The Iron Lady rusts
There's a strange opinion piece by Norman "Je ne regrette rien" Lamont in Thursday's Wall Street Journal Europe(subs. req'd) -- the page that seems to have become a pit-stop for a certain kind of Tory, with Iain Duncan Smith having been there a few weeks ago. Anyway, Norman's basic complaint is that the current Conservative party is too eager to distance itself from Mrs Thatcher despite, in his view, her lasting positive contributions to the UK, and indeed Tony Blair's willingness to pay homage to the same. Lamont sees this as rooted in a perception that she is a divisive figure, best left unmentioned in a modernising party. He contrasts this with Reagan's image amongst Republicans:
This week I was in the U.S. and saw much of American conservatives' opposition to President Bush, particularly over his latest nomination to the Supreme Court. What struck me forcibly was the sheer self belief and confidence of American conservatives compared with Conservatives in Britain. You did not hear American Republicans distancing themselves from Ronald Reagan and apologizing for his legacy. Tory "modernizers" make a terrible mistake when they denigrate their own party. No one will vote for a party that loathes itself and wants to cut its heroes and heroines down to size.

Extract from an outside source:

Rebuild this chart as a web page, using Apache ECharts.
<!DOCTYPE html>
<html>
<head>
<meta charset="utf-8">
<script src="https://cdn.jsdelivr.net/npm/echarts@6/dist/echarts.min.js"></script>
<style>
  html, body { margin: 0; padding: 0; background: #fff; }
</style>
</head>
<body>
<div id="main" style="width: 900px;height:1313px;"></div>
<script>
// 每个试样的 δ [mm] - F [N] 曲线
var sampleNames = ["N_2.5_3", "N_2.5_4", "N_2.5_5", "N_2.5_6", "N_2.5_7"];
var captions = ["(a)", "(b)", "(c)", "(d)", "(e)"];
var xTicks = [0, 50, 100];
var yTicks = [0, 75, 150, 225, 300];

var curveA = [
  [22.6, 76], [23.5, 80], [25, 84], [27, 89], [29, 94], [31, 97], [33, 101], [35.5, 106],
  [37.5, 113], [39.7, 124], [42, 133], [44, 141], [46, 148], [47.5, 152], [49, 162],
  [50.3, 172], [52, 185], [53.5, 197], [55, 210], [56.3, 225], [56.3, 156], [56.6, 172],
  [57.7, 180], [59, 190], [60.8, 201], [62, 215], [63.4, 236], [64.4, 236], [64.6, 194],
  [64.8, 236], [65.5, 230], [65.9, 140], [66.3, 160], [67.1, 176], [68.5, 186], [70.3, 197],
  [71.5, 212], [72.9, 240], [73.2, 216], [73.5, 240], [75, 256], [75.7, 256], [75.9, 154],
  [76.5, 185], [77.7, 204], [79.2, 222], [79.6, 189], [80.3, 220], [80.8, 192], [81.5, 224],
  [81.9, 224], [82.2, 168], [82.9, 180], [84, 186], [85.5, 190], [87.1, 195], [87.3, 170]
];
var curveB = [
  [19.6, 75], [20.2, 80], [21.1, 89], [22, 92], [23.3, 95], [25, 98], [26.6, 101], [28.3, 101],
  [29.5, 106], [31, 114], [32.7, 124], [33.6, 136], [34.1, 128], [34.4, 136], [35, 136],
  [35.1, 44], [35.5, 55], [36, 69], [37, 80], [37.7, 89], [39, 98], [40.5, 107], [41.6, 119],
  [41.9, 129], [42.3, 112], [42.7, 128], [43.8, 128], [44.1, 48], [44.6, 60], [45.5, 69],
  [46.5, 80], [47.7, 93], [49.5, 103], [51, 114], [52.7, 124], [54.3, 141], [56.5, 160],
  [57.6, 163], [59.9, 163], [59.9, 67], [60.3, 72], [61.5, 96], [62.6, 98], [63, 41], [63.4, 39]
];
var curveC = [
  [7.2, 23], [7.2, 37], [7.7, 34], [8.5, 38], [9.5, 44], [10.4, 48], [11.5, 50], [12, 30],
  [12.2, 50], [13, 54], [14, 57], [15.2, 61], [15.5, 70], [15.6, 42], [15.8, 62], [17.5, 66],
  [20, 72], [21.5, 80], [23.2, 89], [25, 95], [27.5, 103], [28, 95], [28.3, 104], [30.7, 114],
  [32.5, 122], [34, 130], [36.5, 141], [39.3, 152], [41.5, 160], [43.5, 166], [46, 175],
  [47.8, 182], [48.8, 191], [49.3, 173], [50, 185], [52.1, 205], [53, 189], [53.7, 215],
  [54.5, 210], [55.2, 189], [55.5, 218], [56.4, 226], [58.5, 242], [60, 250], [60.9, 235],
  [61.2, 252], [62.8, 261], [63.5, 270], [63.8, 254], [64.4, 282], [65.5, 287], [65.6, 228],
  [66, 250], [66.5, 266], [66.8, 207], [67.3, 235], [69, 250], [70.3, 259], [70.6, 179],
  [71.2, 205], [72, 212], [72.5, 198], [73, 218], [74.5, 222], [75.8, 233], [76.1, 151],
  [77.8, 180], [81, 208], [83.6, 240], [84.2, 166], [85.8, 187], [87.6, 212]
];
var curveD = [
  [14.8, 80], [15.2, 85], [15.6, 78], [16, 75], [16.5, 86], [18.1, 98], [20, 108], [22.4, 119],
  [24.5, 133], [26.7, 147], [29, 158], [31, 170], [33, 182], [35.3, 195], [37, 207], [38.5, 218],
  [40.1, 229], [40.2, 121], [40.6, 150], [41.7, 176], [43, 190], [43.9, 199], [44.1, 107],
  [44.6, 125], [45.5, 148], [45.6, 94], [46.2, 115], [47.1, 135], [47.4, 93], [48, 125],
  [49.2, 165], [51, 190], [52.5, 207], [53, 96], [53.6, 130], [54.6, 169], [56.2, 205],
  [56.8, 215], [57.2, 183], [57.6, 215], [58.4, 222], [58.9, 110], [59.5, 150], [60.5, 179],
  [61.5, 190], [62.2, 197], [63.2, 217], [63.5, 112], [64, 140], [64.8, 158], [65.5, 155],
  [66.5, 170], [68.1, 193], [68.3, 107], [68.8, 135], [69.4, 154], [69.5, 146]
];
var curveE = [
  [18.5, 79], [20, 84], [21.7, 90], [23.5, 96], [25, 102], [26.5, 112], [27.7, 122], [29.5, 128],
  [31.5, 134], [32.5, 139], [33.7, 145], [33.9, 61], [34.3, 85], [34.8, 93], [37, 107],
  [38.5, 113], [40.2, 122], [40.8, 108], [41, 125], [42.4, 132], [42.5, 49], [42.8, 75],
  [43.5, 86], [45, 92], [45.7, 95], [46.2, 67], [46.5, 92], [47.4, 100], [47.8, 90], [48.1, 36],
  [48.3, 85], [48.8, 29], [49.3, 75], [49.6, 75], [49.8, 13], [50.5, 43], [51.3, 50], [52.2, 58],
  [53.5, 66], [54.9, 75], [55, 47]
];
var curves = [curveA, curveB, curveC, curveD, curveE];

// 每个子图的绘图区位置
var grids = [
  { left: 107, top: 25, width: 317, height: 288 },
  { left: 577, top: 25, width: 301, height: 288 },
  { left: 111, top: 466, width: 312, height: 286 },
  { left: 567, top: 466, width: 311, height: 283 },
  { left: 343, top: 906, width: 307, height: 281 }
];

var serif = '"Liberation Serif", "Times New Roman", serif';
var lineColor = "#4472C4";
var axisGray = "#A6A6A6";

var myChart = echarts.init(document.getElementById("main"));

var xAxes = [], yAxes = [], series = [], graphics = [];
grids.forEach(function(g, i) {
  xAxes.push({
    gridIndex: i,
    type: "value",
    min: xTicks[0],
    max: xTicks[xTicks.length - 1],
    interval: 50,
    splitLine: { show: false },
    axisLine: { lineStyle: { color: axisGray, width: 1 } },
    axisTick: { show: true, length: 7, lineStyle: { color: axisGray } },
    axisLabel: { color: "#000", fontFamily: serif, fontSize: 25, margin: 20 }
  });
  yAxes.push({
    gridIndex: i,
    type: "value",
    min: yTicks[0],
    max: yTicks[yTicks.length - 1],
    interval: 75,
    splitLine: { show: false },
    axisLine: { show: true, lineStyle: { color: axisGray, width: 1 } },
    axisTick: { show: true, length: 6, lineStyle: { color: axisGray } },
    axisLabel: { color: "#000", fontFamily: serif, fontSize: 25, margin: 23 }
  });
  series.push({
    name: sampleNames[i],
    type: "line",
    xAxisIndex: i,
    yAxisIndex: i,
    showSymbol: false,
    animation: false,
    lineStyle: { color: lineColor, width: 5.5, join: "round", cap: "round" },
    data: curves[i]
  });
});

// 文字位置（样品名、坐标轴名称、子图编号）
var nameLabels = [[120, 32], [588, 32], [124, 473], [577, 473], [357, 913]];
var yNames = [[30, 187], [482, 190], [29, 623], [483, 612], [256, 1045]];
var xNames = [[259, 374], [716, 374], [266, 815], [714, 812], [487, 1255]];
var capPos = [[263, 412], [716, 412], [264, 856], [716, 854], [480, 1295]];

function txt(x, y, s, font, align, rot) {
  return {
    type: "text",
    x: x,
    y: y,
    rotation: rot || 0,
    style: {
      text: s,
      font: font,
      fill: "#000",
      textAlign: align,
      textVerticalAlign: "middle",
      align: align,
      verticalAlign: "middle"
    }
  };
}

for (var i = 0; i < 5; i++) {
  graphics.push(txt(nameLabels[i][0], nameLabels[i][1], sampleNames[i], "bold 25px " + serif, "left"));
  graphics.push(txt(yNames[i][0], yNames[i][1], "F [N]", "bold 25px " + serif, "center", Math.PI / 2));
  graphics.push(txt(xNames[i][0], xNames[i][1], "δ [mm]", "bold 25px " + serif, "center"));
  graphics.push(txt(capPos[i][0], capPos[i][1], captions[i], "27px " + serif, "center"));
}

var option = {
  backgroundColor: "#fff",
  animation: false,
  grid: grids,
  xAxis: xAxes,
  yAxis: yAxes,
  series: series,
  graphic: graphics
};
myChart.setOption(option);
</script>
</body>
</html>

He clearly has not been reading WSJ regular Peggy Noonan's contributions on exactly the issue of Reagan-Bush divergence; further evidence provided by this debate on National Review's The Cornhole (scroll up and down from this relevant post).
In addition, Lamont presents a list of factors that make Maggie a divisive figure:
Lady Thatcher did destroy the postwar political consensus ... It is true there were victims of change in the Thatcher revolution ... It is true that the poor became better off more slowly than the rich became richer.

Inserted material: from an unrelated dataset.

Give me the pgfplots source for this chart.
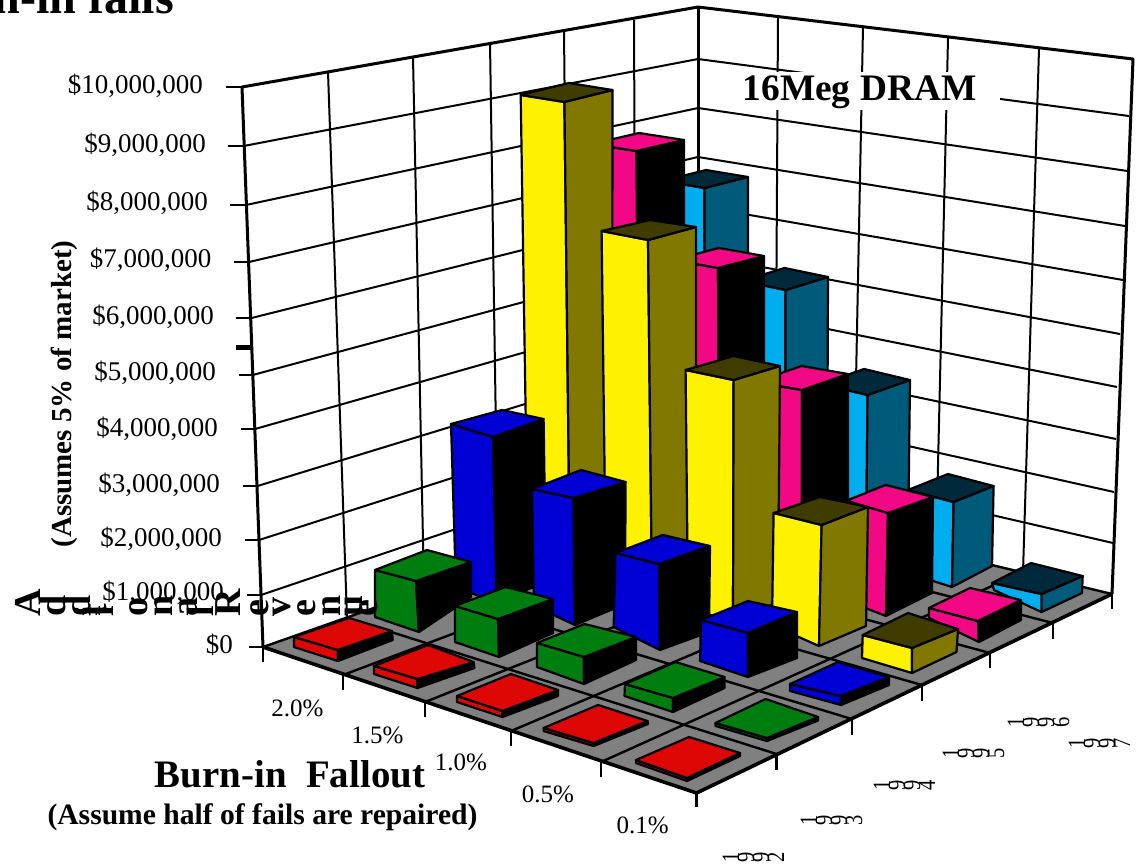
\documentclass[border=0pt]{standalone}
\usepackage{pgfplots}
\pgfplotsset{compat=1.18}
\usepackage{fontspec}
\setmainfont{Liberation Serif}
\definecolor{cRed}{RGB}{221,8,6}
\definecolor{cGreen}{RGB}{0,125,15}
\definecolor{cBlue}{RGB}{0,0,212}
\definecolor{cYellow}{RGB}{255,242,0}
\definecolor{cYellowR}{RGB}{128,120,0}
\definecolor{cYellowT}{RGB}{64,60,0}
\definecolor{cPink}{RGB}{242,8,132}
\definecolor{cCyan}{RGB}{0,174,239}
\definecolor{cCyanR}{RGB}{0,90,122}
\definecolor{cCyanT}{RGB}{0,42,60}
\definecolor{cFloor}{RGB}{128,128,128}
\pgfplotsset{
  face/.style={draw=black,line width=2.2pt,line join=round},
  red L/.style={fill=cRed},red R/.style={fill=black},red T/.style={fill=cRed},
  green L/.style={fill=cGreen},green R/.style={fill=black},green T/.style={fill=cGreen},
  blue L/.style={fill=cBlue},blue R/.style={fill=black},blue T/.style={fill=cBlue},
  yellow L/.style={fill=cYellow},yellow R/.style={fill=cYellowR},yellow T/.style={fill=cYellowT},
  pink L/.style={fill=cPink},pink R/.style={fill=black},pink T/.style={fill=cPink},
  cyan L/.style={fill=cCyan},cyan R/.style={fill=cCyanR},cyan T/.style={fill=cCyanT},
}
% one column in projected coordinates: series, then top back, top left,
% top front, top right, base right, base front, base left
\newcommand\column[8]{%
  \addplot[face,#1 L] coordinates {#3 #4 #7 #8} --cycle;
  \addplot[face,#1 R] coordinates {#4 #5 #6 #7} --cycle;
  \addplot[face,#1 T] coordinates {#3 #2 #5 #4} --cycle;
}
\newcommand\money[3]{\node[anchor=base east,inner sep=0pt,font=\fontsize{27}{30}\selectfont] at (#1,#2) {\$#3};}
\newcommand\pct[3]{\node[anchor=center,inner sep=0pt,font=\fontsize{25}{30}\selectfont] at (#1,#2) {#3};}
\newcommand\sideways[2]{\node[rotate=90,anchor=base west,inner sep=0pt,font=\fontsize{38}{40}\selectfont\bfseries] at (#1,617) {#2};}
\newcommand\yeardigit[3]{\node[rotate=90,anchor=base,inner sep=0pt,font=\fontsize{25}{26}\selectfont] at (#1,#2) {\scalebox{.82}[1]{#3}};}
\newcommand\yearlabel[6]{%
  \pgfmathsetmacro\xa{#1+16}\pgfmathsetmacro\xb{#1+31}\pgfmathsetmacro\xc{#1+46}\pgfmathsetmacro\xd{#1+61}%
  \edef\temp{\noexpand\yeardigit{\xa}{#2}{#3}\noexpand\yeardigit{\xb}{#2}{#4}\noexpand\yeardigit{\xc}{#2}{#5}\noexpand\yeardigit{\xd}{#2}{#6}}\temp
}
\begin{document}
\begin{tikzpicture}
\useasboundingbox (0,0) rectangle (1140pt,863pt);
\clip (0,0) rectangle (1140pt,863pt);
\begin{axis}[
  at={(0,0)},anchor=south west,scale only axis,width=1140pt,height=863pt,
  xmin=0,xmax=1140,ymin=0,ymax=863,y dir=reverse,hide axis,clip=false,
  grid line/.style={draw=black,line width=2pt},
]
% walls: horizontal rules on the left wall
\addplot[grid line] coordinates {(243.6,146) (698,59)};
\addplot[grid line] coordinates {(246,205) (698,108)};
\addplot[grid line] coordinates {(249,262) (698,157)};
\addplot[grid line] coordinates {(251.6,318) (698,206)};
\addplot[grid line] coordinates {(252.7,375) (698,255)};
\addplot[grid line] coordinates {(255,429) (698,303)};
\addplot[grid line] coordinates {(257.5,486) (698,351)};
\addplot[grid line] coordinates {(259,540) (698,399)};
\addplot[grid line] coordinates {(261,595) (698,447)};
% horizontal rules on the right wall
\addplot[grid line] coordinates {(698,59) (1129,116)};
\addplot[grid line] coordinates {(698,108) (1127.5,171)};
\addplot[grid line] coordinates {(698,157) (1125,226)};
\addplot[grid line] coordinates {(698,206) (1123,280)};
\addplot[grid line] coordinates {(698,255) (1120,334)};
\addplot[grid line] coordinates {(698,303) (1117,387)};
\addplot[grid line] coordinates {(698,351) (1116,439)};
\addplot[grid line] coordinates {(698,399) (1114,492)};
\addplot[grid line] coordinates {(698,447) (1113,543)};
% vertical rules on both walls
\addplot[grid line] coordinates {(328,72) (347,618)};
\addplot[grid line] coordinates {(413,57) (424,590)};
\addplot[grid line] coordinates {(490,43) (498,564)};
\addplot[grid line] coordinates {(564,30) (569,539)};
\addplot[grid line] coordinates {(634,20) (636,516)};
\addplot[grid line] coordinates {(778,18) (775,513)};
\addplot[grid line] coordinates {(863,27) (853,532)};
\addplot[grid line] coordinates {(948,38) (936,551)};
\addplot[grid line] coordinates {(1039,49) (1023,572)};
% wall frame
\addplot[draw=black,line width=3pt,line join=round] coordinates {(263,647) (242,87) (698,7) (1133,59) (1112,594)};
\addplot[draw=black,line width=3pt] coordinates {(698,7) (698,494)};
% floor
\addplot[fill=cFloor,draw=none] coordinates {(263,647) (696.5,793) (1112,594) (698,494)} --cycle;
\addplot[draw=black,line width=2.4pt] coordinates {(263,647) (698,494) (1112,594)};
\addplot[draw=black,line width=2.4pt] coordinates {(343,675) (775,513)};
\addplot[draw=black,line width=2.4pt] coordinates {(425,702) (853,532)};
\addplot[draw=black,line width=2.4pt] coordinates {(511,731) (936,551)};
\addplot[draw=black,line width=2.4pt] coordinates {(601,762) (1023,572)};
\addplot[draw=black,line width=2.4pt] coordinates {(776.5,754) (347,618)};
\addplot[draw=black,line width=2.4pt] coordinates {(852,719) (424,590)};
\addplot[draw=black,line width=2.4pt] coordinates {(922,685) (498,564)};
\addplot[draw=black,line width=2.4pt] coordinates {(990,653) (569,539)};
\addplot[draw=black,line width=2.4pt] coordinates {(1053,623) (636,516)};
\addplot[draw=black,line width=3.6pt,line join=round] coordinates {(263,647) (696.5,793) (1112,594)};
% outward ticks under the floor and on the revenue scale
\addplot[draw=black,line width=2.2pt] coordinates {(263,647) (263,662)};
\addplot[draw=black,line width=2.2pt] coordinates {(343,675) (343,690)};
\addplot[draw=black,line width=2.2pt] coordinates {(425,702) (425,717)};
\addplot[draw=black,line width=2.2pt] coordinates {(511,731) (511,746)};
\addplot[draw=black,line width=2.2pt] coordinates {(601,762) (601,777)};
\addplot[draw=black,line width=2.2pt] coordinates {(696.5,793) (696.5,807)};
\addplot[draw=black,line width=2.2pt] coordinates {(776.5,754) (776.5,770)};
\addplot[draw=black,line width=2.2pt] coordinates {(852,719) (852,735)};
\addplot[draw=black,line width=2.2pt] coordinates {(922,685) (922,701)};
\addplot[draw=black,line width=2.2pt] coordinates {(990,653) (990,668)};
\addplot[draw=black,line width=2.2pt] coordinates {(1053,623) (1053,639)};
\addplot[draw=black,line width=2.2pt] coordinates {(1112,594) (1112,609)};
\addplot[draw=black,line width=2.2pt] coordinates {(226,87) (242,87)};
\addplot[draw=black,line width=2.2pt] coordinates {(228,146) (243.6,146)};
\addplot[draw=black,line width=2.2pt] coordinates {(230,205) (246,205)};
\addplot[draw=black,line width=2.2pt] coordinates {(234,262) (249,262)};
\addplot[draw=black,line width=2.2pt] coordinates {(236,318) (251.6,318)};
\addplot[draw=black,line width=2.2pt] coordinates {(239,375) (252.7,375)};
\addplot[draw=black,line width=2.2pt] coordinates {(241,429) (255,429)};
\addplot[draw=black,line width=2.2pt] coordinates {(243,486) (257.5,486)};
\addplot[draw=black,line width=2.2pt] coordinates {(245,540) (259,540)};
\addplot[draw=black,line width=2.2pt] coordinates {(247,595) (261,595)};
\addplot[draw=black,line width=2.2pt] coordinates {(249,647) (263,647)};
\addplot[draw=black,line width=5pt] coordinates {(236,347) (251,347)};
% 1997
\column{cyan}{(706,170)}{(662.5,181)}{(704.5,188)}{(748,177)}{(748,505)}{(705,519)}{(663,505)}
\column{cyan}{(784.5,268)}{(742,281)}{(785.6,290)}{(828,277)}{(827,522)}{(785,541)}{(743,527)}
\column{cyan}{(864,369)}{(821.5,384)}{(867.5,395)}{(910,380)}{(908,545)}{(866,563)}{(823,550)}
\column{cyan}{(948,474)}{(908,490)}{(953.6,502)}{(993.6,486)}{(992,566)}{(952,587)}{(908,573)}
\column{cyan}{(1031,563)}{(992,583)}{(1041.6,594)}{(1082.7,576)}{(1082,593)}{(1041.6,612)}{(994,590)}
% 1996
\column{pink}{(639,133)}{(591.5,144)}{(636.5,151)}{(684,140)}{(684,530)}{(640,548)}{(594,535)}
\column{pink}{(719,248)}{(673,260)}{(718,268)}{(764,256)}{(764,551)}{(720,570)}{(675,557)}
\column{pink}{(801.6,366)}{(755.6,382)}{(802,390)}{(848,374)}{(848,572)}{(802,592)}{(757,578)}
\column{pink}{(885.6,485)}{(846.4,500.7)}{(888,513)}{(933,497)}{(932,593)}{(886,616)}{(845,600)}
\column{pink}{(970,588)}{(929,608)}{(978,621)}{(1021,600)}{(1021,620)}{(979,642)}{(929,618)}
% 1995
\column{yellow}{(569,83)}{(520.7,95)}{(564.4,102)}{(612.5,90)}{(612,558)}{(570,575)}{(528,565)}
\column{yellow}{(650,220)}{(601.6,231)}{(648,240)}{(696,227)}{(696,578)}{(652,598)}{(606,585)}
\column{yellow}{(733.6,356)}{(685.6,370)}{(733.6,380)}{(780,366)}{(778,602)}{(733,622)}{(688,608)}
\column{yellow}{(820,497)}{(773.6,513)}{(821.6,525)}{(868,507)}{(866,626)}{(819,646)}{(772,625)}
\column{yellow}{(908,613)}{(862.7,635)}{(912,648)}{(958,629)}{(956.5,652)}{(912,673)}{(862,658)}
% 1994
\column{blue}{(502,410)}{(451,424)}{(493,437)}{(543.6,419)}{(546,582)}{(497,602)}{(456,588)}
\column{blue}{(581,470)}{(532,489)}{(573.6,498)}{(625.6,482)}{(625,604)}{(575,625)}{(534,606)}
\column{blue}{(662.7,535)}{(615.5,553)}{(659,564)}{(710,546)}{(709,632)}{(660,650)}{(613.6,627)}
\column{blue}{(748,601)}{(701,620)}{(748,633)}{(797,612)}{(797,658)}{(748,677)}{(700,661)}
\column{blue}{(838,662)}{(790,684)}{(841,696)}{(889,677)}{(889,685)}{(841,705)}{(790,691)}
% 1993
\column{green}{(427,550)}{(375,570)}{(416,581)}{(471,562)}{(471,597)}{(419,632)}{(375,617)}
\column{green}{(505.5,587)}{(455,606)}{(498,619)}{(553,599)}{(553,633)}{(499,657)}{(455,642)}
\column{green}{(584.5,624)}{(537,643)}{(584,657)}{(636,637)}{(636,660)}{(584,684)}{(537,667)}
\column{green}{(675.5,662)}{(625,684)}{(673,698)}{(724.5,677)}{(724.5,688)}{(673,712)}{(624.5,696)}
\column{green}{(765.6,699)}{(715.5,723)}{(767,738)}{(818,717)}{(818,720.5)}{(767,741)}{(715.5,726)}
% 1992
\column{red}{(349,618)}{(294,637)}{(338,650)}{(392,631)}{(392.7,640)}{(338,661)}{(294,647)}
\column{red}{(428,645)}{(374,666)}{(417.5,679)}{(473.5,662)}{(474.5,668)}{(417.5,688)}{(374,674)}
\column{red}{(511,674)}{(457,696)}{(502.5,711)}{(558,690)}{(558,696)}{(502.5,717)}{(457,702)}
\column{red}{(598,705)}{(543.6,728)}{(593.6,743)}{(647.5,721)}{(648,724)}{(593.6,746)}{(543.6,731)}
\column{red}{(689,737)}{(636,760)}{(687,778)}{(740,753)}{(740,756)}{(687,781)}{(636,763)}
% titles and captions
\node[anchor=base east,inner sep=0pt,font=\fontsize{48}{50}\selectfont\bfseries] at (174,13) {Burn-in fails};
\node[fill=white,inner sep=0pt,minimum width=265pt,minimum height=38pt] at (867.5,91) {};
\node[anchor=base,inner sep=0pt,font=\fontsize{37.4}{40}\selectfont\bfseries] at (859.5,100) {16Meg DRAM};
\node[rotate=90,anchor=center,inner sep=0pt,font=\fontsize{29}{32}\selectfont\bfseries] at (64,394) {(Assumes 5\% of market)};
\node[anchor=base,inner sep=0pt,font=\fontsize{38.9}{40}\selectfont\bfseries] at (290,787) {Burn-in\ \ Fallout};
\node[anchor=base,inner sep=0pt,font=\fontsize{29.6}{32}\selectfont\bfseries] at (262.5,824) {(Assume half of fails are repaired)};
% revenue scale
\money{203}{93}{10,000,000}
\money{206}{152}{9,000,000}
\money{208}{210}{8,000,000}
\money{211.6}{267}{7,000,000}
\money{214}{324}{6,000,000}
\money{216}{380}{5,000,000}
\money{218}{436}{4,000,000}
\money{220}{492}{3,000,000}
\money{222}{546}{2,000,000}
\money{224}{600}{1,000,000}
\money{233}{653}{0}
% fallout categories
\pct{297.5}{708}{2.0\%}
\pct{377.5}{735}{1.5\%}
\pct{461}{762}{1.0\%}
\pct{548}{794}{0.5\%}
\pct{642.7}{825}{0.1\%}
% years, set digit by digit on their sides
\yearlabel{723}{857}{1}{9}{9}{2}
\yearlabel{801}{820}{1}{9}{9}{3}
\yearlabel{874}{785}{1}{9}{9}{4}
\yearlabel{943}{753}{1}{9}{9}{5}
\yearlabel{1008}{722}{1}{9}{9}{6}
\yearlabel{1069}{743}{1}{9}{9}{7}
% axis title, letter by letter on their sides
\sideways{40}{A}
\sideways{65}{d}
\sideways{90}{d}
\sideways{100}{i}
\sideways{106}{t}
\sideways{113}{i}
\sideways{147}{o}
\sideways{172}{n}
\sideways{197}{a}
\sideways{213}{l}
\sideways{240}{R}
\sideways{268}{e}
\sideways{290}{v}
\sideways{315}{e}
\sideways{340}{n}
\sideways{362}{u}
\sideways{377}{e}
\end{axis}
\end{tikzpicture}
\end{document}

But missing from the list is a huge asset for Labour in the last three elections -- the Conservative reputation for economic mismanagement in the run-up to the exchange rate crisis in 1992, during which time the Chancellor was one ... Norman Lamont. And then there was the debacle of the deeply unpopular poll tax, pushed by ideologues with no-one around capable of convincing Maggie how bad an idea it was.
In this sense, the right analogy for Maggie's legacy that Lamont should be looking it is not with Reagan, but with George W. Bush. Reagan was saved from the full consequences of his policies by a Congress that forced tax increases, and by the house-cleaning that followed the Iran-Contra scandal. But now it's Dubya doing the late 1980s version of Maggie -- incoherent economic policies and radical social engineering schemes, and too powerful a cult of personality to be told he's wrong.
So Lamont claims to see a supposedly unified American conservative movement right in the middle of making the same mistake that his party was oblivious to 15 years ago.
UPDATE: Sometimes we amaze even ourselves. Our theme above -- that Lamont was totally missing the analogy between the current state of American conservatism and the Thatcher end-days, and we even mentioned Peggy Noonan. Well, here's Noonan today in the WSJ Online:
Now Mr. Bush is in the first political crisis of his presidency, a crisis unusual, even perhaps unprecedented, in modern American politics, in that his own side has risen up and declared it no longer sees him as one of them. (It is comparable to what happened to Margaret Thatcher in 1990, when Conservative Party members turned on her. That rebellion was more personal than policy-based, but an old rule of politics pertains in both cases: Friends come and go but enemies accumulate.)